I picked up a new Fox Flux helmet tonight. It seems to fit okay but it's shocking to me that I am fitting into a S/M size. Generally speaking I would consider myself to have a large melon - if I buy a fitted hat it's generally L or XL and my previous helmets (all Bells) have been larges. I've never had a dedicated MTB helmet before so I'm a bit concerned that it isn't actually fitting like it should.

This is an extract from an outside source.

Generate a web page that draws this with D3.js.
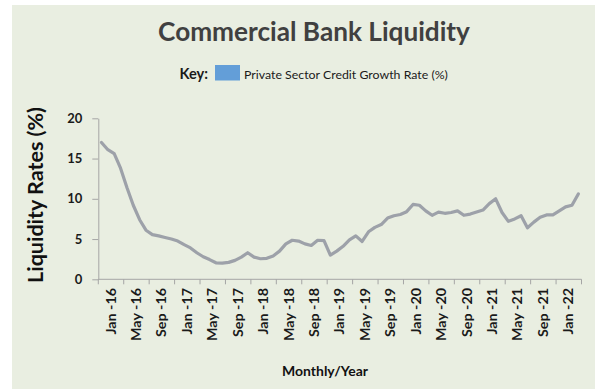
<!DOCTYPE html>
<html>
<head>
<meta charset="utf-8">
<script src="https://cdn.jsdelivr.net/npm/d3@7"></script>
<style>
  html, body { margin: 0; padding: 0; background: #ffffff; }
  svg { display: block; }
  text { font-family: Lato, "Open Sans", "DejaVu Sans", sans-serif; }
</style>
</head>
<body>
<svg id="chart" width="595" height="392"></svg>
<script>
// Month categories, January 2016 to April 2022
const months = [
  "Jan-16","Feb-16","Mar-16","Apr-16","May-16","Jun-16","Jul-16","Aug-16","Sep-16","Oct-16","Nov-16","Dec-16",
  "Jan-17","Feb-17","Mar-17","Apr-17","May-17","Jun-17","Jul-17","Aug-17","Sep-17","Oct-17","Nov-17","Dec-17",
  "Jan-18","Feb-18","Mar-18","Apr-18","May-18","Jun-18","Jul-18","Aug-18","Sep-18","Oct-18","Nov-18","Dec-18",
  "Jan-19","Feb-19","Mar-19","Apr-19","May-19","Jun-19","Jul-19","Aug-19","Sep-19","Oct-19","Nov-19","Dec-19",
  "Jan-20","Feb-20","Mar-20","Apr-20","May-20","Jun-20","Jul-20","Aug-20","Sep-20","Oct-20","Nov-20","Dec-20",
  "Jan-21","Feb-21","Mar-21","Apr-21","May-21","Jun-21","Jul-21","Aug-21","Sep-21","Oct-21","Nov-21","Dec-21",
  "Jan-22","Feb-22","Mar-22","Apr-22"
];

// Private sector credit growth rate (%), one value per month
const creditGrowth = [
  17.0, 16.1, 15.6, 13.8, 11.4, 9.2, 7.4, 6.1, 5.55, 5.4, 5.2, 5.0,
  4.75, 4.3, 3.9, 3.3, 2.8, 2.45, 2.05, 2.0, 2.1, 2.35, 2.75, 3.3,
  2.75, 2.55, 2.6, 2.9, 3.5, 4.4, 4.85, 4.75, 4.4, 4.2, 4.85, 4.8,
  3.0, 3.5, 4.1, 4.9, 5.4, 4.7, 5.9, 6.45, 6.8, 7.6, 7.9, 8.05,
  8.4, 9.3, 9.2, 8.5, 7.95, 8.35, 8.2, 8.3, 8.5, 7.95, 8.1, 8.35,
  8.6, 9.4, 10.0, 8.3, 7.2, 7.5, 7.9, 6.4, 7.1, 7.7, 8.0, 8.0,
  8.5, 9.0, 9.2, 10.6
];

// Axis labels shown every fourth month
const tickLabels = [
  "Jan -16","May -16","Sep -16","Jan -17","May -17","Sep -17","Jan -18","May -18","Sep -18",
  "Jan -19","May -19","Sep -19","Jan -20","May -20","Sep -20","Jan -21","May -21","Sep -21","Jan -22"
];
const yTicks = [0, 5, 10, 15, 20];

const chartTitle = "Commercial Bank Liquidity";
const seriesName = "Private Sector Credit Growth Rate (%)";
const yTitle = "Liquidity Rates (%)";
const xTitle = "Monthly/Year";

const svg = d3.select("#chart");

// background panel
svg.append("rect")
  .attr("x", 12).attr("y", 5).attr("width", 583).attr("height", 384)
  .attr("fill", "#e9eee1");

const plot = { left: 98.3, right: 581.5, top: 118.3, bottom: 279.3 };

const x = d3.scaleBand().domain(months).range([plot.left, plot.right]).paddingInner(0).paddingOuter(0);
const y = d3.scaleLinear().domain([0, 20]).range([plot.bottom, plot.top]);
const bw = x.bandwidth();

// scale a text's font size so that its width equals the target
function fitWidth(sel, target) {
  const node = sel.node();
  const fs = parseFloat(sel.attr("font-size"));
  const w = node.getComputedTextLength();
  sel.attr("font-size", (fs * target / w).toFixed(2));
  return sel;
}

// title
fitWidth(svg.append("text")
  .attr("x", 314).attr("y", 41)
  .attr("text-anchor", "middle")
  .attr("font-size", 26).attr("font-weight", 700)
  .attr("fill", "#404040")
  .text(chartTitle), 312);

// legend
fitWidth(svg.append("text")
  .attr("x", 179.5).attr("y", 78.5)
  .attr("font-size", 13).attr("font-weight", 700)
  .attr("fill", "#1a1a1a")
  .text("Key:"), 28.5);
svg.append("rect")
  .attr("x", 215).attr("y", 65).attr("width", 25).attr("height", 15.5)
  .attr("fill", "#639ed8");
fitWidth(svg.append("text")
  .attr("x", 244).attr("y", 78.5)
  .attr("font-size", 12).attr("font-weight", 400)
  .attr("fill", "#1a1a1a")
  .text(seriesName), 204);

// y axis
const yAxis = svg.append("g")
  .attr("transform", `translate(${plot.left},0)`)
  .call(d3.axisLeft(y).tickValues(yTicks).tickSize(6).tickPadding(10).tickSizeOuter(0));
yAxis.select(".domain").attr("stroke", "#a5a5a5").attr("stroke-width", 1);
yAxis.selectAll(".tick line").attr("stroke", "#a5a5a5");
yAxis.selectAll(".tick text")
  .attr("font-family", "Lato, 'Open Sans', sans-serif")
  .attr("font-size", 13).attr("font-weight", 700).attr("fill", "#1a1a1a");

// x axis line and tick marks at the start of each four-month group
const tickIdx = d3.range(0, months.length + 1, 4);
const tickX = i => (i < months.length ? x(months[i]) : plot.right);
svg.append("line")
  .attr("x1", plot.left).attr("x2", plot.right)
  .attr("y1", plot.bottom).attr("y2", plot.bottom)
  .attr("stroke", "#a5a5a5");
svg.append("g").selectAll("line")
  .data(tickIdx)
  .join("line")
  .attr("x1", d => tickX(d)).attr("x2", d => tickX(d))
  .attr("y1", plot.bottom).attr("y2", plot.bottom + 5)
  .attr("stroke", "#a5a5a5");

// rotated month labels, centred in their group and drawn slightly elongated
const xLab = svg.append("g").selectAll("text")
  .data(tickLabels)
  .join("text")
  .attr("text-anchor", "end")
  .attr("dy", "0.36em")
  .attr("font-size", 12.5).attr("font-weight", 700)
  .attr("fill", "#1a1a1a")
  .text(d => d);
const refLen = xLab.nodes()[1].getComputedTextLength();
const stretch = 53 / refLen;
xLab.attr("transform", (d, k) =>
  `translate(${x(months[k * 4]) + 2 * bw},288) rotate(-90) scale(${stretch.toFixed(3)},1)`);

// axis titles
fitWidth(svg.append("text")
  .attr("transform", "translate(43,195) rotate(-90)")
  .attr("text-anchor", "middle")
  .attr("font-size", 18).attr("font-weight", 700)
  .attr("fill", "#111111")
  .text(yTitle), 176);

fitWidth(svg.append("text")
  .attr("x", 325).attr("y", 376)
  .attr("text-anchor", "middle")
  .attr("font-size", 12).attr("font-weight", 700)
  .attr("fill", "#111111")
  .text(xTitle), 86);

// series line
const line = d3.line()
  .x((d, i) => x(months[i]) + bw / 2)
  .y(d => y(d));

svg.append("path")
  .datum(creditGrowth)
  .attr("d", line)
  .attr("fill", "none")
  .attr("stroke", "#9da1a9")
  .attr("stroke-width", 3.2)
  .attr("stroke-linejoin", "round")
  .attr("stroke-linecap", "round");
</script>
</body>
</html>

Anybody else find they were in a smaller size Flux than they were used to?


----------



## riiz (Jul 8, 2010)

Yeah the Fox Flux helmets seem to be sized a bit big, I wear the S/M medium helmet, but fit into a M/L Poc Trabec just fine.


----------



## blewis (Jan 11, 2012)

I have a huge mug and I where a M/L with just a little give.


----------



## McGuillicuddy (Jul 14, 2007)

blewis said:


> I have a huge mug and I where a M/L with just a little give.


Don't think there is a M/L (at least not any more). On the box the options are XS/S, S/M, and L/XL. Just checked the website and same deal. Maybe it was different in the past?


----------



## RaptorTC (Jan 22, 2012)

Threads like this make me feel like I have a huge head. I barely fit into a L/XL Fox Striker. But then again if I buy a cap it has to be a fitted 7 3/4 or 7 7/8.


----------



## blewis (Jan 11, 2012)

You are correct, it is a L/XL.


----------



## McGuillicuddy (Jul 14, 2007)

Well, I wore it around the house for a little while and decided it was too snug on the front/rear of my head (side-to-side was good). My head measurements were right on extreme the upper edge of the sizing for the S/M. Guess that's the problem with trying to squeeze 4 size classes (S, M, L, XL) into 3 helmet sizes (XS/S, S/M, L/XL) - you'll always have some people with funny heads like me who don't fit the mold .


----------



## S_Trek (May 3, 2010)

Another Flux owner here:thumbsup:




w/a big head:skep:


----------



## OneTimeCRX (Aug 7, 2008)

RaptorTC said:


> Threads like this make me feel like I have a huge head. I barely fit into a L/XL Fox Striker. But then again if I buy a cap it has to be a fitted 7 3/4 or 7 7/8.


Don't feel bad - I also have a L/XL Fox Striker, and I'm only 5'3". I must look like a bobble head with the helmet on.


----------